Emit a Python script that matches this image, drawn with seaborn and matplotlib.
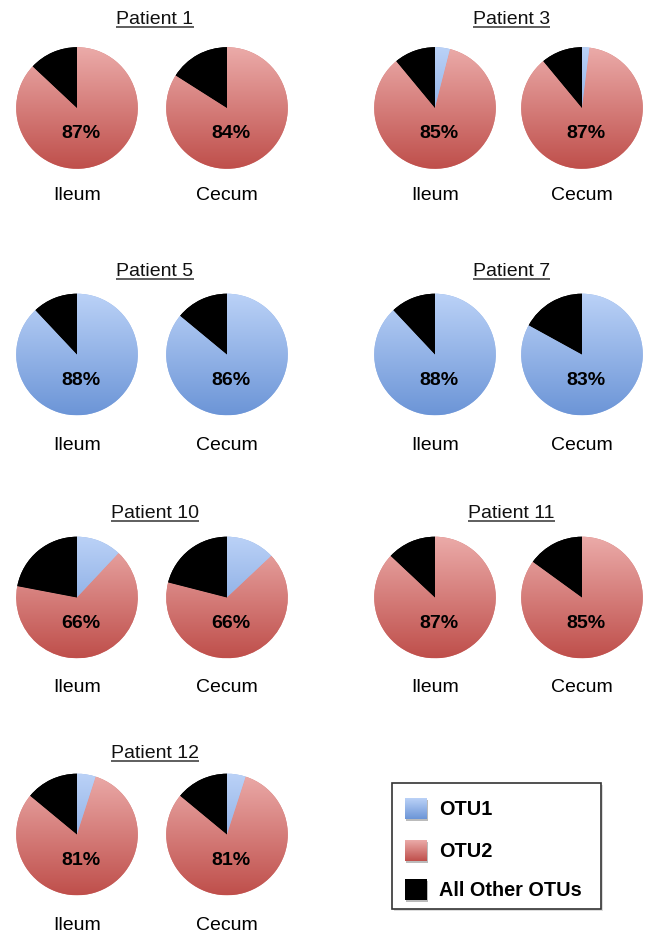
import numpy as np
import matplotlib
matplotlib.use("Agg")
import matplotlib.pyplot as plt
import seaborn as sns
from matplotlib.colors import LinearSegmentedColormap
from matplotlib.patches import Rectangle
from matplotlib.lines import Line2D

sns.set_theme(style="white")
plt.rcParams['font.family'] = ['Liberation Sans', 'DejaVu Sans']

# Relative abundance (%) of OTU1, OTU2 and all other OTUs per patient and site
patients = ["Patient 1", "Patient 3", "Patient 5", "Patient 7",
            "Patient 10", "Patient 11", "Patient 12"]
sites = ["Ileum", "Cecum"]
otu1_ileum = [0, 4, 88, 88, 12, 0, 5]
otu2_ileum = [87, 85, 0, 0, 66, 87, 81]
other_ileum = [13, 11, 12, 12, 22, 13, 14]
otu1_cecum = [0, 2, 86, 83, 13, 0, 5]
otu2_cecum = [84, 87, 0, 0, 66, 85, 81]
other_cecum = [16, 11, 14, 17, 21, 15, 14]
legend_labels = ["OTU1", "OTU2", "All Other OTUs"]

W, H = 655, 933
fig = plt.figure(figsize=(W / 100, H / 100), dpi=100)
fig.patch.set_facecolor("white")

# full-figure overlay in pixel coordinates for text and legend
ov = fig.add_axes([0, 0, 1, 1])
ov.set_xlim(0, W)
ov.set_ylim(H, 0)
ov.axis("off")

blue_cmap = LinearSegmentedColormap.from_list("otu1", ["#6C95D7", "#BBD2F7"])
red_cmap = LinearSegmentedColormap.from_list("otu2", ["#BF4F4B", "#EBABA9"])
black_cmap = LinearSegmentedColormap.from_list("other", ["#000000", "#000000"])
cmaps = [blue_cmap, red_cmap, black_cmap]
mid_colors = ["#93B3E8", "#D67D7A", "#000000"]

grad = np.linspace(0, 1, 256).reshape(-1, 1)

pair_x = [(77, 227), (435, 582)]
row_cy = [108, 354.5, 597.5, 834.5]
title_base = [24, 276, 518, 758]
label_base = [200, 450, 692, 930]
R = 62
FS = 14


def draw_pie(cx, cy, values):
    ax = fig.add_axes([(cx - R) / W, (H - cy - R) / H, 2 * R / W, 2 * R / H])
    wedges, _ = ax.pie(values, colors=mid_colors, startangle=90,
                       counterclock=False, radius=1,
                       wedgeprops=dict(linewidth=0))
    for w, v, cm in zip(wedges, values, cmaps):
        if v <= 0:
            w.set_visible(False)
            continue
        im = ax.imshow(grad, cmap=cm, origin="lower", extent=[-1, 1, -1, 1],
                       aspect="auto", interpolation="bilinear", zorder=2)
        im.set_clip_path(w)
    ax.set_xlim(-1.02, 1.02)
    ax.set_ylim(-1.02, 1.02)
    ax.set_aspect("equal")
    ax.axis("off")
    main = max(values[0], values[1])
    ax.text(0.07, -0.42, f"{main}%", ha="center", va="center",
            fontsize=FS, fontweight="bold", color="black", zorder=5)
    return ax


fig.canvas.draw()
renderer = fig.canvas.get_renderer()

for i, name in enumerate(patients):
    row, col = divmod(i, 2)
    xs = pair_x[col]
    cy = row_cy[row]
    draw_pie(xs[0], cy, [otu1_ileum[i], otu2_ileum[i], other_ileum[i]])
    draw_pie(xs[1], cy, [otu1_cecum[i], otu2_cecum[i], other_cecum[i]])
    for x, s in zip(xs, sites):
        ov.text(x, label_base[row], s, ha="center", va="baseline",
                fontsize=FS, color="black")
    tx = (xs[0] + xs[1]) / 2 + 3
    t = ov.text(tx, title_base[row], name, ha="center", va="baseline",
                fontsize=FS, color="#111111")
    bb = t.get_window_extent(renderer=renderer)
    uy = title_base[row] + 2.5
    ov.add_line(Line2D([bb.x0, bb.x1], [uy, uy], color="#333333",
                       linewidth=1.1, solid_capstyle="butt"))

# legend box
ov.add_patch(Rectangle((394, 785), 209, 126, facecolor="#DDDDDD",
                       edgecolor="none", zorder=1))
ov.add_patch(Rectangle((392, 783), 209, 126, facecolor="white",
                       edgecolor="#333333", linewidth=1.2, zorder=2))
sq_y = [(798, 819), (840, 861), (879, 900)]
for (y0, y1), cm, mc, lab in zip(sq_y, cmaps, mid_colors, legend_labels):
    ov.add_patch(Rectangle((406, y0 + 1.5), 22, y1 - y0, facecolor="#BBBBBB",
                           edgecolor="none", zorder=3))
    sq = Rectangle((405, y0), 22, y1 - y0, facecolor=mc, edgecolor="none",
                   zorder=4)
    ov.add_patch(sq)
    im = ov.imshow(grad, cmap=cm, origin="lower", extent=[405, 427, y1, y0],
                   aspect="auto", interpolation="bilinear", zorder=5)
    im.set_clip_path(sq)
    ov.text(439, (y0 + y1) / 2 + 1, lab, ha="left", va="center",
            fontsize=14.3, fontweight="bold", color="black", zorder=6)
ov.set_xlim(0, W)
ov.set_ylim(H, 0)

fig.savefig("out.png", dpi=100, facecolor="white")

= = = =

Identify which lines contain the word "matplotlib" and copy each one.

-- Solution for this task --
Emit a Python script that matches this image, drawn with seaborn and matplotlib.
import matplotlib
matplotlib.use("Agg")
import matplotlib.pyplot as plt
from matplotlib.colors import LinearSegmentedColormap
from matplotlib.patches import Rectangle
from matplotlib.lines import Line2D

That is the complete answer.